The tax rules changes
The UK tax system rules are constantly being altered, which in turn has implications for your will and estate planning, whether that be:
- an updated tax rate
- a change in the rules for tax relief eligibility
- an alteration to your tax code
- a new opportunity to claim tax exemption
- changes to other areas of legislation that affect the handling of your estate
For instance, the residence nil rate band, introduced in 2017, made it possible for property passed to direct descendants of the deceased to carry an extra exemption from inheritance tax, as long as the property was the deceased’s main residence or they occupied the property at some point during the period of ownership.
The residence nil rate band was originally set at £100,000 in 2017 but since then has increased by £25,000 each year. This increasing residence nil rate band is one of the factors that could be considered as part of your estate planning.
This is just one instance of changes to tax legislation that could affect your will and estate planning. Carrying out a regular review of your estate in the light of changes in tax legislation will guide any corresponding changes in your will.

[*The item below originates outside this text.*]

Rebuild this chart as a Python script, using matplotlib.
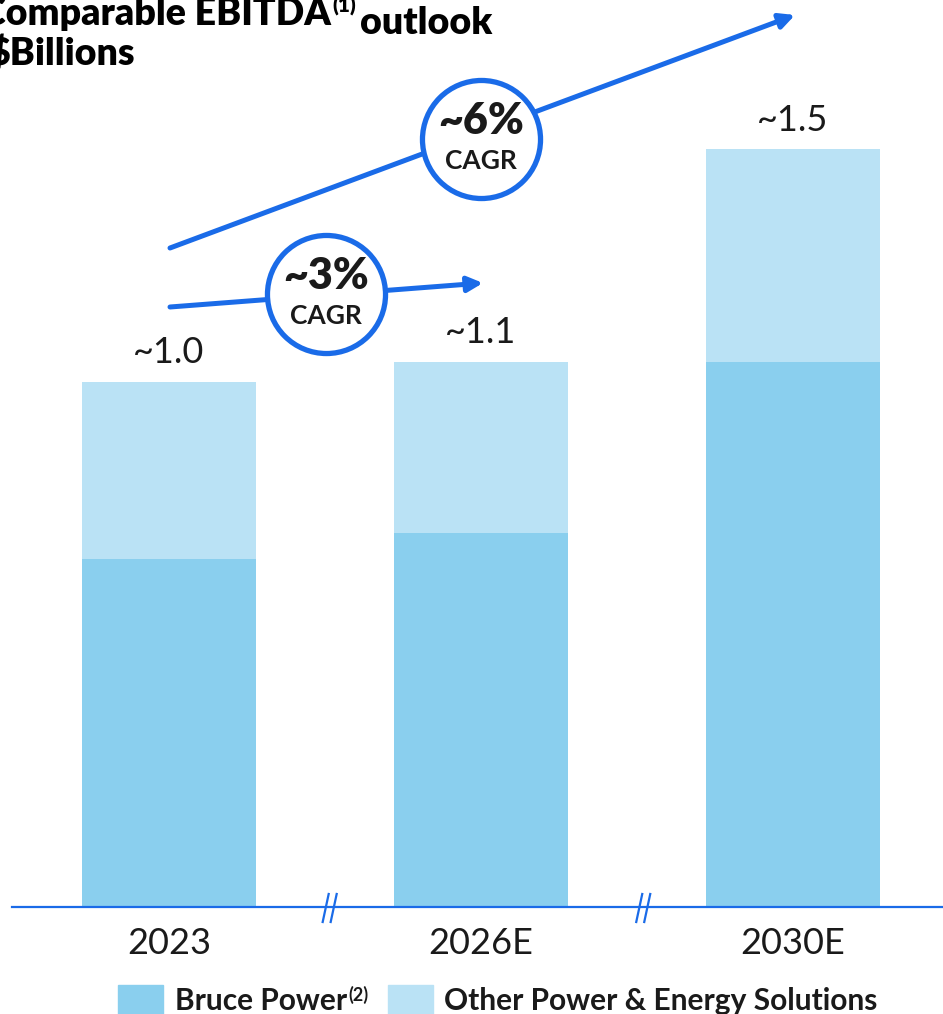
import matplotlib.pyplot as plt
from matplotlib.patches import Rectangle

plt.rcParams["font.family"] = ["Lato", "DejaVu Sans"]

# data (C$ billions)
years = ["2023", "2026E", "2030E"]
bruce = [0.69, 0.74, 1.08]
other = [0.35, 0.34, 0.42]
totals_txt = ["~1.0", "~1.1", "~1.5"]
cagr_txt = ["~3%", "~6%"]

c_bruce = "#8ACFEE"
c_other = "#BAE2F5"
c_blue = "#1A6BE8"
c_text = "#1a1a1a"

W, H = 943, 1014
fig = plt.figure(figsize=(W / 100, H / 100), dpi=100)
ax = fig.add_axes([0, 0, 1, 1])
# pixel mapping: category 0 centre at x=169px, 312px per category; y=0 at 907px, 505px per unit
ax.set_xlim(-169 / 312, (W - 169) / 312)
ax.set_ylim(-(H - 907) / 505, 907 / 505)
ax.axis("off")

x = range(len(years))
bw = 174 / 312
ax.bar(x, bruce, bw, color=c_bruce, zorder=2)
ax.bar(x, other, bw, bottom=bruce, color=c_other, zorder=2)

for i, (b, o) in enumerate(zip(bruce, other)):
    ax.annotate(totals_txt[i], (i, b + o), xytext=(0, 9), textcoords="offset points",
                ha="center", va="bottom", fontsize=26, color=c_text)
    ax.text(i, -37 / 505, years[i], ha="center", va="center", fontsize=26, color=c_text)

# baseline with axis breaks
ax.axhline(0, xmin=12 / W, color=c_blue, lw=1.6, zorder=3)
for xm in (0.515, 1.52):
    for k in (-4, 4):
        ax.plot([xm + (k - 3) / 312, xm + (k + 3) / 312], [-15 / 505, 13 / 505],
                color=c_blue, lw=1.6, zorder=4)

# CAGR arrows
def px(xp, yp):
    return ((xp - 169) / 312, (907 - yp) / 505)

arrows = [((170, 307), (483, 283)), ((170, 248), (795, 15))]
circles = [(326, 294), (481, 139)]
for (s, e), c, t in zip(arrows, circles, cagr_txt):
    ax.annotate("", xy=px(*e), xytext=px(*s),
                arrowprops=dict(arrowstyle="-|>,head_length=0.9,head_width=0.45",
                                color=c_blue, lw=3.6, shrinkA=0, shrinkB=0), zorder=5)
    cx, cy = px(*c)
    ax.plot(cx, cy, "o", ms=85, mfc="white", mec=c_blue, mew=3.8, zorder=6)
    ax.text(cx, cy + 18 / 505, t, ha="center", va="center", fontsize=31,
            fontweight="heavy", color=c_text, zorder=7)
    ax.text(cx, cy - 22 / 505, "CAGR", ha="center", va="center", fontsize=19,
            fontweight="bold", color=c_text, zorder=7)

# title (cut off at the left edge, as in the source slide)
t1 = fig.text(-19 / W, 1 - 25 / H, "Comparable EBITDA", fontsize=27, fontweight="heavy",
              color="black", va="baseline")
t2 = ax.annotate("(1)", xy=(1, 0), xycoords=t1, xytext=(1, 13), textcoords="offset points",
                 fontsize=15, fontweight="heavy", va="baseline")
ax.annotate("outlook", xy=(1, 0), xycoords=t2, xytext=(3, -13), textcoords="offset points",
            fontsize=27, fontweight="heavy", va="baseline")
fig.text(-12 / W, 1 - 65 / H, "$Billions", fontsize=27, fontweight="heavy",
         color="black", va="baseline")

# legend
for x0, col in ((118, c_bruce), (388, c_other)):
    fig.patches.append(Rectangle((x0 / W, -0.02), 45 / W, (H - 985) / H + 0.02,
                                 transform=fig.transFigure, color=col))
l1 = fig.text(175 / W, 1 - 1010 / H, "Bruce Power", fontsize=21.5, fontweight="bold",
              color=c_text, va="baseline")
ax.annotate("(2)", xy=(1, 0), xycoords=l1, xytext=(1, 10), textcoords="offset points",
            fontsize=13, fontweight="bold", va="baseline", color=c_text)
fig.text(444 / W, 1 - 1010 / H, "Other Power & Energy Solutions", fontsize=21.5,
         fontweight="bold", color=c_text, va="baseline")

fig.savefig("out.png", dpi=100)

You have non-dom status or live overseas
Most expats and non dom individuals become accustomed to dealing with their complicated tax situation, handling both the tax systems and legislation of the UK and their home country, and applying this to their estate.
The detail of your domicile, whether that be a domicile of origin (linked to the details of your birth), dependency (the domicile of your parent, for instance) or choice (when you leave the UK and choose to take up the domicile of your new home country), is a critical deciding factor in how your estate will be treated after your death. Should your residence status change over the course of your life, there will be definite implications for your will.
When it comes to planning ahead for inheritance tax, an expat’s liability will be based on certain factors including:
- the length of time they have lived overseas
- the location of their estate assets – in the UK or overseas
- whether these assets are categorised as excluded property
Inheritance tax is not incurred on excluded property which includes certain property located overseas and FOTRA government securities (free of tax to residents abroad).
Where the estate of a deceased foreign domiciliary is exempt for the purposes of inheritance tax, there will be no need to report the inheritance to HMRC. This is reliant, however, on:
- the deceased having died overseas
- that at no time did they hold UK domicile status
- UK assets being inherited in accordance with a will or passed to a surviving spouse or civil partner are in the form of shares or capital with a value below £150,000 at the time of death
As at February 2019, the estate of a non dom individual who lives overseas and died there will only incur UK inheritance tax on UK assets, including money held in a UK bank account.
Therefore, money held in overseas bank accounts and overseas pensions will not incur inheritance tax.
However, where a non dom individual was resident in the UK for 15 of the previous 20 years or their main place of residence was in the UK for any part of the three years leading up to their death, they will be deemed UK domicile, and inheritance tax would become liable on overseas assets as well as UK assets.
Domicile therefore becomes a serious consideration when reviewing your will and estate planning.
You are a business owner
The factor of business ownership complicates the process of estate planning, for instance, working out the best way to leave your business to a family member, but also offers a number of tax advantages and reliefs.
Business Relief may reduce the value of chargeable assets at the time of death and lifetime gifts at the time of transfer in relation to inheritance tax, offering 50% or 100% relief under certain conditions. Qualifying assets include property and buildings, machinery and unlisted shares.
Business relief can only be claimed on a business or asset owned by the deceased for a minimum of two years before their death.
It may be worth examining the potential for inheritance tax liability and business relief when looking to sell shares in your business. Under business relief, shares may offer relief of up to 100%, whereas capital in your bank account from the sale of shares will not. Such consideration may well lead to a decision not to sell the shares or new investigations into how to reinvest that capital.
Setting up a business trust can be an effective way to ensure your that business is passed on to the next generation in the most tax effective way.
Planning ahead for advantage
Taking a proactive approach to your will and estate planning, with an eye on any change to your personal circumstances or tax legislation, raises the likelihood that your wishes will be adhered to and your beneficiaries provided for in the event of your death.
For instance, making a gift need not have an inheritance tax repercussion if it happens over seven years before your death.
Furthermore, regularly reviewing your will and estate planning objectives reduces the possibility of disputes and challenges at the point of probate, and the related stress and upset, and ensures that you maintain control over how your estate is distributed after your death.
The matters contained in this article are intended to be for general information purposes only. This article does not constitute tax, financial or legal advice, nor is it a complete or authoritative statement of the rules and should not be treated as such.
Whilst every effort is made to ensure that the information is correct, no warranty, express or implied, is given as to its accuracy and no liability is accepted for any error or omission.
Before acting on any of the information contained herein, expert tax, financial, legal or other advice should be sought.